- A-side label of UK single

Single by Cilla Black

from the album The Best of Cilla Black
- B-side: "Shy of Love" (Willis)
- Released: September 27, 1963
- Genre: Pop
- Length: 2:02
- Label: Parlophone R 5065
- Songwriter: Lennon–McCartney

Cilla Black singles chronology
|  | "Love of the Loved" (1963) | "Anyone Who Had a Heart" (1964) |

= Love of the Loved =

"Love of the Loved" is a song written mainly by Paul McCartney, credited to Lennon–McCartney. It is one of his earliest compositions and featured in the Beatles live act in their early days. The group recorded the song at their 1962 audition for Decca Records, but never issued it on any of their official releases. Instead, Cilla Black recorded it for her debut single, which was produced by George Martin. The single reached No. 35 on the UK Singles Chart in October 1963.

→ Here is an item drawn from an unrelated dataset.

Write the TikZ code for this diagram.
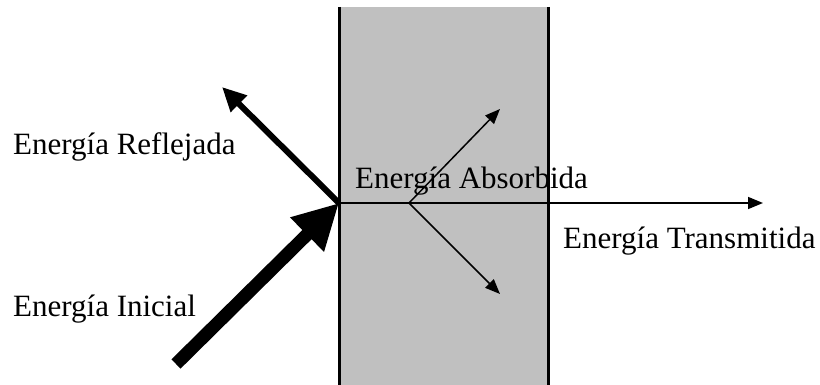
\documentclass[tikz,border=0pt]{standalone}
\usepackage{fontspec}
\setmainfont{Liberation Serif}
\usetikzlibrary{arrows.meta}
\definecolor{slab}{HTML}{C0C0C0}
\tikzset{
  lbl/.style={anchor=base west, inner sep=0pt, font=\fontsize{31}{36}\selectfont, text=black},
  thinarrow/.style={line width=1.5pt, -{Triangle[length=15pt,width=12pt]}},
  reflarrow/.style={line width=6pt, -{Triangle[length=24pt,width=22pt]}},
  incarrow/.style={line width=13pt, -{Triangle[length=45pt,width=45pt]}},
}
\begin{document}
\begin{tikzpicture}[x=1pt,y=-1pt]
\useasboundingbox (0,0) rectangle (820,385);
\fill[white] (0,0) rectangle (820,385);
% slab
\fill[slab] (339,7) rectangle (548,385);
\draw[line width=3pt] (339,7) -- (339,385);
\draw[line width=3pt] (548,7) -- (548,385);
% points
\coordinate (O) at (339,203);
\coordinate (A) at (409,203);
\coordinate (T) at (763,203);
\coordinate (R) at (222,87);
\coordinate (I) at (176,364);
\coordinate (U) at (500,109);
\coordinate (D) at (500,294);
% arrows
\draw[thinarrow] (O) -- (T);
\draw[thinarrow] (A) -- (U);
\draw[thinarrow] (A) -- (D);
\draw[reflarrow] (O) -- (R);
\draw[incarrow] (I) -- (O);
% labels
\node[lbl] (lr) at (13,155) {Energía Reflejada};
\node[lbl] (la) at (355,189) {Energía Absorbida};
\node[lbl] (lt) at (563,248) {Energía Transmitida};
\node[lbl] (li) at (13,316) {Energía Inicial};
\end{tikzpicture}
\end{document}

The Beatles audition version was left off Anthology 1, even though the other Lennon–McCartney originals from the same session, "Hello Little Girl" and "Like Dreamers Do", were included.

Recordings of "Love of the Loved" as the Beatles may have performed it were released as singles by US band The Poppees (1975) and Dutch band RollerCoaster (1980). Other cover versions are available on the 1989 album by Bas Muys entitled Secret Songs: Lennon & McCartney and on the 1998 release It's Four You by the Australian Beatles tribute band The Beatnix. It has also been covered by Seattle-based Beatles cover band Apple Jam on their album Off the Beatle Track and on The Weeklings' 2016 release Studio 2, which was recorded at Abbey Road Studios along with three other unreleased Lennon/McCartney/Harrison compositions.

The original Decca audition version, along with 10 other tracks from the 1962 Decca session, is now available on the CD I Saw Her Standing There.